Prime Minister Hashim Thaci read the declaration, saying the new country will be "dedicated to peace and stability."
All 109 deputies present at the session in the capital Pristina voted in favor with a show of hands. Deputies from ethnic minorities, including Serbs, were absent.
The 12-point text says Kosovo is dedicated to "peace and stability" in the region and declares its will for a "good relationship" with its neighbors.
The declaration says Kosovo is created along the lines of a UN plan drawn up by former Finnish President Martti Ahtisaari. The plan called for the territory's supervized independence by an international presence.
The plan was opposed by Serbia, whose ally Russia has blocked its approval at the UN Security Council.
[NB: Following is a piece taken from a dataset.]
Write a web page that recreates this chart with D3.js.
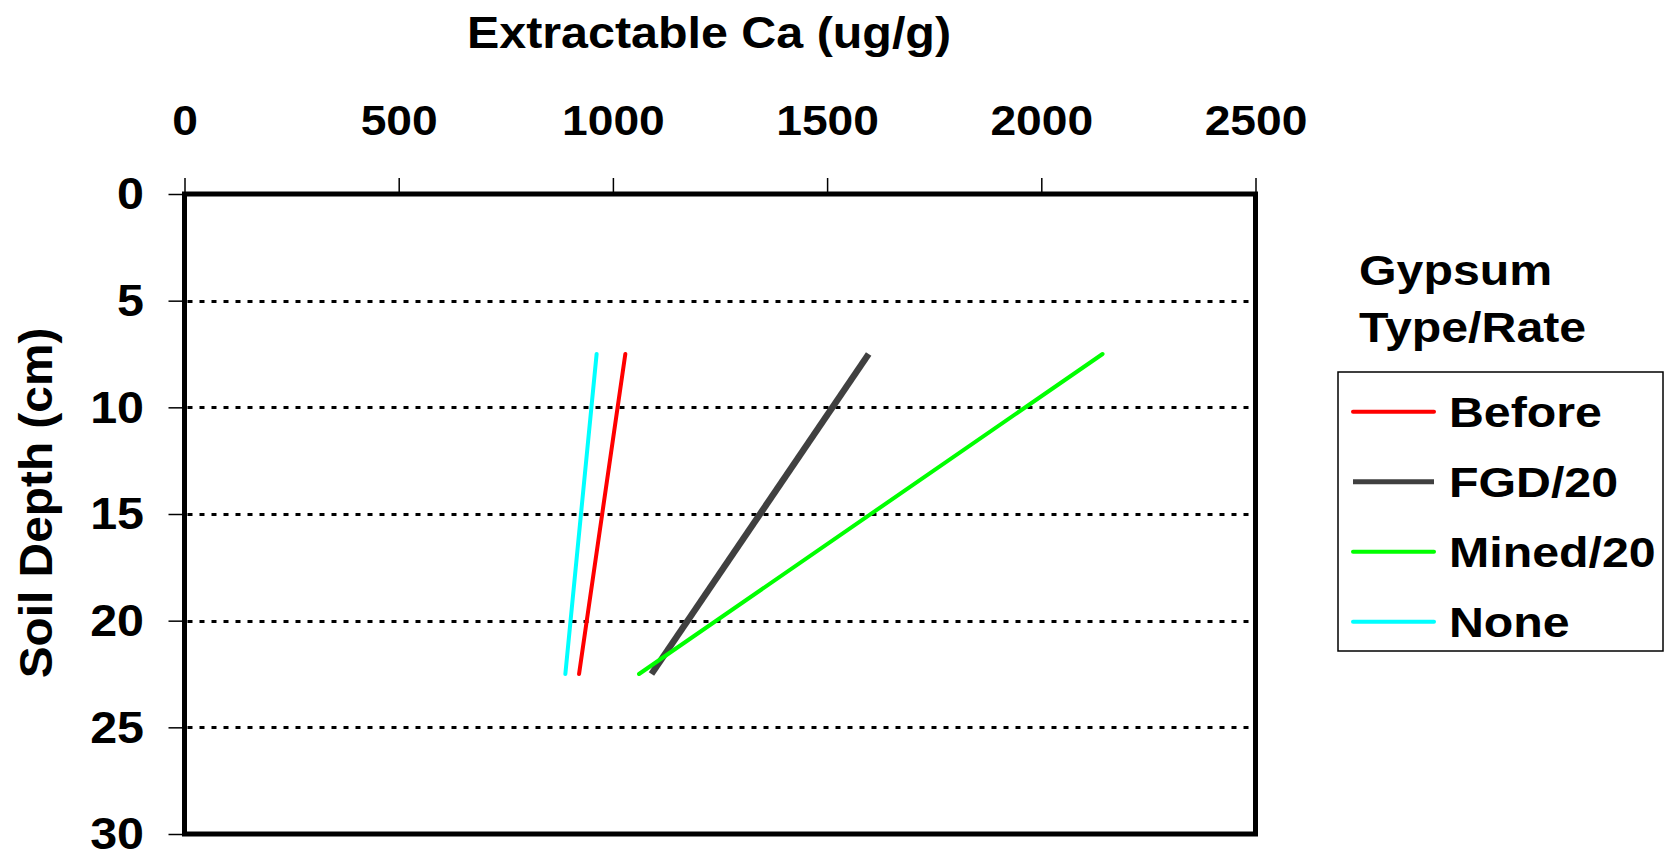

In a statement, Serbian President Boris Tadic said Belgrade will react with all "peaceful, diplomatic, and legal" means to annul the declaration of independence.
RFE/RL's Pristina bureau chief, Arbana Vidishiqi, described the atmosphere as "festive" in the wake of a night of euphoric celebrations in the capital.
"There are flags all over Pristina and all over Kosovo, on every institution building, in the streets, on every car, on most of the balconies. There's music everywhere," Vidishiqi said.
One man said he had come back from Albania to Pristina for "this big day": "My ancestors left Kosovo, they fled their land a long time ago. I, not only for myself but also for my ancestors and also for those who gave their lives for this day, I came here for this big day."
On the evening of February 16, thousands of Albanians poured into the streets, waving Albanian, U.S., British, European Union, and NATO flags, honking car horns, and setting off fireworks.
Prayers And Protests
Meanwhile, the province's minority Serbs held prayers and protests against the secession.
In Belgrade, hundreds of Serbian demonstrators protested against the loss of territory.
Vidishiqi said UN and local police, as well as NATO troops, have increased security measures ahead of the expected declaration of independence, but no incident has been reported yet.
On February 16, the EU approved sending a police and justice mission to Kosovo to help enforce the rule of law there.
The 1,800-strong mission, known as EULEX, will begin deploying from next week and is expected to take over from the United Nations by early June. The UN has administered Kosovo since a NATO bombing campaign in 1999 drove out Serbian forces.
The United States and major European Union nations are expected to recognize the new state. But Serbia and Russia fiercely oppose the move and insist the presence of the EU in Kosovo will be illegal.
Belgrade has threatened to use diplomatic and economic measures against Kosovo, though it has ruled out using force. The Serbian government adopted a resolution on February 15 calling any unilateral act by Kosovo to declare independence invalid and illegal.